A.M. Best Co. announced that it has downgraded the financial strength ratings to A+ (Superior) from A++ (Superior) of Swiss Re and its core subsidiaries. It also said that it had accordingly downgraded the ratings on all debt instruments issued by Swiss Re’s group entities, and affirmed Swiss Re’s commercial paper program at AMB-1+. “The outlook on all ratings has been changed to stable from negative,” said Best.
“These rating actions reflect A.M. Best’s view that Swiss Re’s prospective consolidated earnings are unlikely to be supportive of an A++ consolidated risk-based capital level throughout the cycle, especially after the reduction suffered from historic levels,” said the announcement. “Current capital could be viewed as being at an A++ level; however, the degree of ‘soft’ capital mitigates this in part. This fact, combined with the earnings outlook for Swiss Re and the industry, leads A.M. Best to conclude that capital levels that are more consistent with an A+ financial strength rating will be maintained prospectively.”

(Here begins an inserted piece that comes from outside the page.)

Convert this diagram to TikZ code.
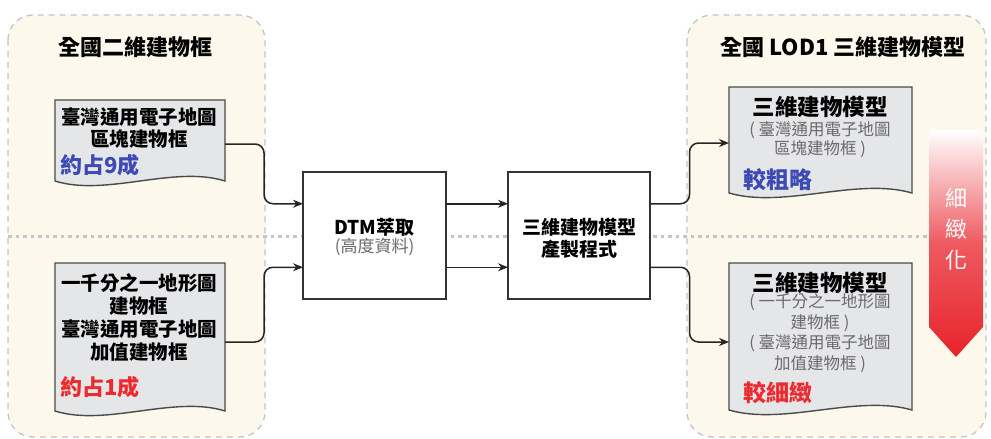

Best said it had also taken into account “Swiss Re’s superior business position in the worldwide reinsurance markets as well as the very stable and experienced management team.”
The bulletin noted that first half results for 2003 show that Swiss Re “generated an after-tax profit of CHF 691 million (USD 510 million), influenced by a strong performance of the life and health portfolio business (8.10% return on operating revenues).” The rating agency said it “believes that the positive underwriting results reported in the property/casualty sector largely reflect the globally highly attractive pricing environment.” In its opinion “the improvement in Swiss Re’s property/casualty underwriting performance with a combined ratio of 99.8%–from 104% at year-end 2002–reflects a relatively slow turnaround given the current market conditions.”
Best highlighted the state of Swiss Re’s capital levels. It said that “despite the improvement in the first six months of 2003,” it “believes that the current degree of consolidated earnings is unlikely to enable Swiss Re to maintain an A++ capital level throughout the underwriting cycle, particularly after reduction on historic risk-adjusted consolidated levels.”
The bulletin added that, “although the existing risk-based capital base could be viewed as being at an A++ level, the degree of reliance on ‘lower quality’ or ‘soft’ capital (i.e., deferred acquisition costs, present value of future profits and hybrid debt) in part mitigates this. A.M. Best’s view of Swiss Re’s risk-adjusted capitalisation also reflects the historical stability of its claims reserves.”
Best did note that “As the largest life and the second-largest non-life reinsurer, Swiss Re benefits from a superior brand and outstanding underwriting capabilities worldwide.” It also believes that insurance buyers will focus on this financial strength, and that this “is likely to further enhance Swiss Re’s business position.”
It also cited Swiss Re’s recent history of growth, noting that “gross written premiums grew by 14.8% to CHF 32.7 billion (USD 24.2 billion) in 2002 (split 62% non-life, 38% life/health in 2002),” and that the company had “managed to achieve further premium increases at the January and April 2003 renewals. Overall net premiums earned in the first six months of 2003 grew by 4%, including the effects of exchange rate movements (at constant exchange rates +19%), and A.M. Best expects a similar growth for the full year 2003.”